To be done: Go through the lines below and copy each one that holds the string "this".

Stored data:

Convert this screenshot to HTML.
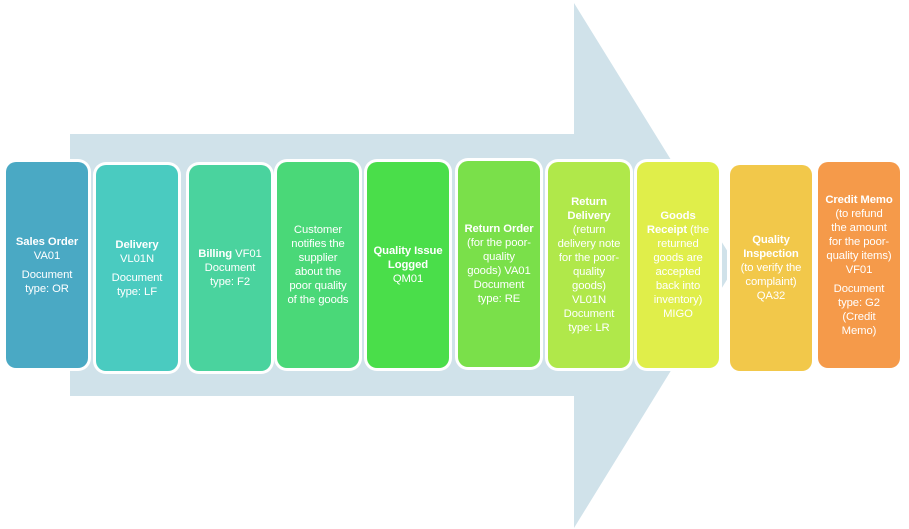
<!DOCTYPE html>
<html><head><meta charset="utf-8"><style>
body{margin:0;width:909px;height:529px;background:#fff;position:relative;overflow:hidden;font-family:"Liberation Sans",sans-serif}
.b{position:absolute;width:82px;height:206px;border-radius:10px;box-shadow:0 0 0 3px #fff;display:flex;align-items:center;justify-content:center;text-align:center;color:#fff;font-size:11.3px;line-height:14px;letter-spacing:-0.1px;white-space:nowrap}
.b b{font-weight:bold}
.g{height:5px}
</style></head><body>
<svg width="909" height="529" style="position:absolute;left:0;top:0">
<polygon points="70,134 574,134 574,3 736,265 574,528 574,396 70,396" fill="#d0e2ea"/>
</svg>
<div class="b" style="left:6px;top:162px;background:#4aa9c4"><div><b>Sales Order</b><br>VA01<div class="g"></div>Document<br>type: OR</div></div>
<div class="b" style="left:96px;top:165px;background:#4acbc0"><div><b>Delivery</b><br>VL01N<div class="g"></div>Document<br>type: LF</div></div>
<div class="b" style="left:189px;top:165px;background:#4ad39e"><div><b>Billing</b> VF01<br>Document<br>type: F2</div></div>
<div class="b" style="left:277px;top:162px;background:#4ad878"><div>Customer<br>notifies the<br>supplier<br>about the<br>poor quality<br>of the goods</div></div>
<div class="b" style="left:367px;top:162px;background:#4ade4a"><div><b>Quality Issue<br>Logged</b><br>QM01</div></div>
<div class="b" style="left:458px;top:161px;background:#7ae04a"><div><b>Return Order</b><br>(for the poor-<br>quality<br>goods) VA01<br>Document<br>type: RE</div></div>
<div class="b" style="left:548px;top:162px;background:#b0e84a"><div><b>Return<br>Delivery</b><br>(return<br>delivery note<br>for the poor-<br>quality<br>goods)<br>VL01N<br>Document<br>type: LR</div></div>
<div class="b" style="left:637px;top:162px;background:#e0ee4a"><div><b>Goods<br>Receipt</b> (the<br>returned<br>goods are<br>accepted<br>back into<br>inventory)<br>MIGO</div></div>
<div class="b" style="left:730px;top:165px;background:#f2c84a"><div><b>Quality<br>Inspection</b><br>(to verify the<br>complaint)<br>QA32</div></div>
<div class="b" style="left:818px;top:162px;background:#f59a4a"><div><b>Credit Memo</b><br>(to refund<br>the amount<br>for the poor-<br>quality items)<br>VF01<div class="g"></div>Document<br>type: G2<br>(Credit<br>Memo)</div></div>
</body></html>
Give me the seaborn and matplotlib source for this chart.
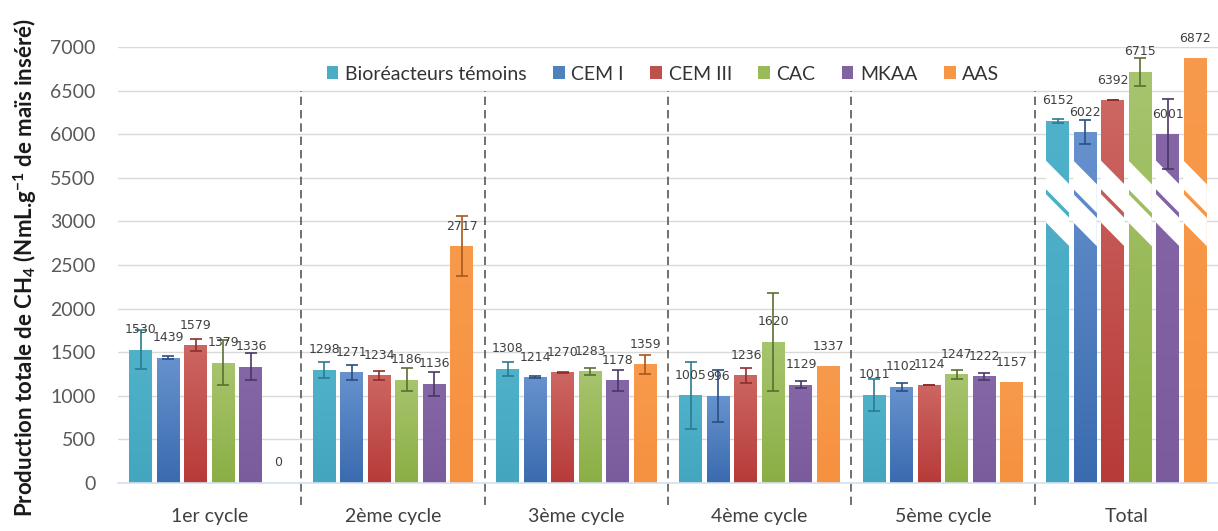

Worked solution:
Convert this screenshot to HTML.
Give me the seaborn and matplotlib source for this chart.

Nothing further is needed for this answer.